The coordinate vector of the integral is just the coordinate vector of D inverse of x squared e to the 3x, right? Because D inverse is the integral, right? And to compute this, you just take the standard matrix of D inverse and you multiply it by the coordinate vector of this guy here.
So here's standard matrix of D inverse that we just computed. And the coordinate vector... of x squared e to the 3x, well that's just 0, 0, 1, because this is one of the members of the basis, right?
It's the third member of the basis. So there's none of the first member, none of the second member, and one of the third member, okay? And now you just do the matrix multiplication. If you do this matrix multiplication, you get 1 over 27 times 2 minus 6, 9, all right? And what this means, what coordinate vector equals this means, is that this function here is, well, 2 over 27 times the first basis vector.
minus 6 over 27 times the second basis vector, plus 9 over 27 times the third basis vector. Okay, so that gives us our answer. And the only minor technicality that we have left to deal with is this vector space V that we've been working over does not have constants in it. So we've got to sort of manually add back in the plus C at the end of the day, right?
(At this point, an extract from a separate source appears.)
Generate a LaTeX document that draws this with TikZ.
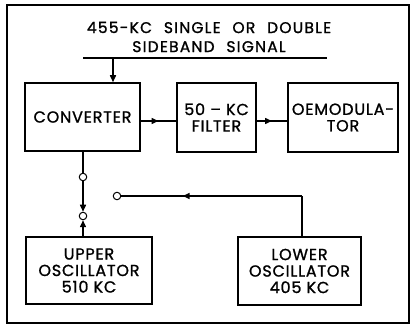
\documentclass[tikz,border=0pt]{standalone}
\usepackage{fontspec}
\setmainfont{Poppins}[LetterSpace=5,FakeBold=1.2]
\newfontfamily\titlefont{Poppins}[LetterSpace=8,WordSpace=2.2,FakeBold=1.2]
\usetikzlibrary{arrows.meta,decorations.markings}
\begin{document}
\begin{tikzpicture}[x=1pt,y=-1pt,
  blk/.style={draw,line width=1.5pt,inner sep=0pt,align=center,font=\fontsize{16}{16.5}\selectfont},
  sw/.style={circle,draw,line width=1pt,fill=white,inner sep=0pt,minimum size=7.5pt},
  wire/.style={line width=1.5pt},
  midarrow/.style={postaction={decorate},decoration={markings,mark=at position #1 with {\arrow{Triangle[length=7pt,width=6pt]}}}},
  tip/.style={-{Triangle[length=7pt,width=6pt]}}]
\useasboundingbox (0,0) rectangle (413,326);
\node[draw,line width=2pt,minimum width=402pt,minimum height=318pt,inner sep=0pt] (frame) at (208,164) {};
\node[font=\titlefont\fontsize{15.5}{19}\selectfont,align=center] (title) at (209,37) {455-KC SINGLE OR DOUBLE\\SIDEBAND SIGNAL};
\coordinate (in1) at (83,58);
\coordinate (in2) at (327,58);
\coordinate (inp) at (113,58);
\node[blk,minimum width=115pt,minimum height=68pt] (conv) at (82.5,117) {CONVERTER};
\node[blk,minimum width=79pt,minimum height=69pt] (filt) at (216.5,117.5) {50 – KC\\FILTER};
\node[blk,minimum width=110pt,minimum height=69pt] (demod) at (343,117.5) {OEMODULA-\\TOR};
\node[blk,minimum width=126pt,minimum height=67pt] (uosc) at (89,270.5) {UPPER\\OSCILLATOR\\510 KC};
\node[blk,minimum width=123pt,minimum height=68pt] (losc) at (299.5,271) {LOWER\\OSCILLATOR\\405 KC};
\coordinate (ar) at (0,121);
\node[sw] (s1) at (83,177) {};
\node[sw] (s2) at (83,216) {};
\node[sw] (s3) at (117,196) {};
\coordinate (lc) at (302,196);
\draw[wire] (in1) -- (in2);
\draw[wire,tip] (inp) -- (inp |- conv.north);
\draw[wire,midarrow=0.5] (conv.east |- ar) -- (filt.west |- ar);
\draw[wire,midarrow=0.5] (filt.east |- ar) -- (demod.west |- ar);
\draw[wire] (conv.south -| s1) -- (s1);
\draw[wire,tip] (s1) -- (s2);
\draw[wire,tip] (uosc.north -| s2) -- (s2);
\draw[wire] (losc.north -| lc) -- (lc);
\draw[wire,midarrow=0.66] (lc) -- (s3);
\end{tikzpicture}
\end{document}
Indefinite integrals, they're only determined up to a constant. Okay, so just as one final quick note before we leave, I want to note that because of this link between standard matrices and linear transformations, basically all properties of invertibility that we saw in the previous course for matrices, they carry over in a very natural way to linear transformations on finite dimensional vector spaces, right? Remember that in the previous course, we learned that invertibility of matrices was equivalent to all sorts of different things, like a matrix is invertible if and only if its determinant is non-zero. A matrix is invertible if and only if it has linearly independent columns. A matrix is invertible if and only if the linear system ax equals zero has a unique solution x equals zero.
Okay so we're just going to freely use these equivalent properties for linear transformation. transformations now without even really thinking about it, just because we have this bridge between matrices and linear transformations now. Okay, and in particular, there's one property that we're going to use this week that I just wanted to point out. All right, so if you have finite dimensional vector spaces with the same dimension, all right, we just need the same dimension so that the standard matrix ends up being square, and it makes sense to talk about invertibility.
Okay, then your linear transformation is invertible if and only if t of v equals zero implies v equals zero. And this is just equivalent to, for matrices, a matrix is invariable if and only if ax equals zero implies x equals zero. It was equivalent to linear systems having unique solutions.
And that's all this is really saying. It's just a linear transformation version of it. And we're going to make use of that later on in this week. All right.
So that'll do it for today's lecture. I will see you all in lecture 14.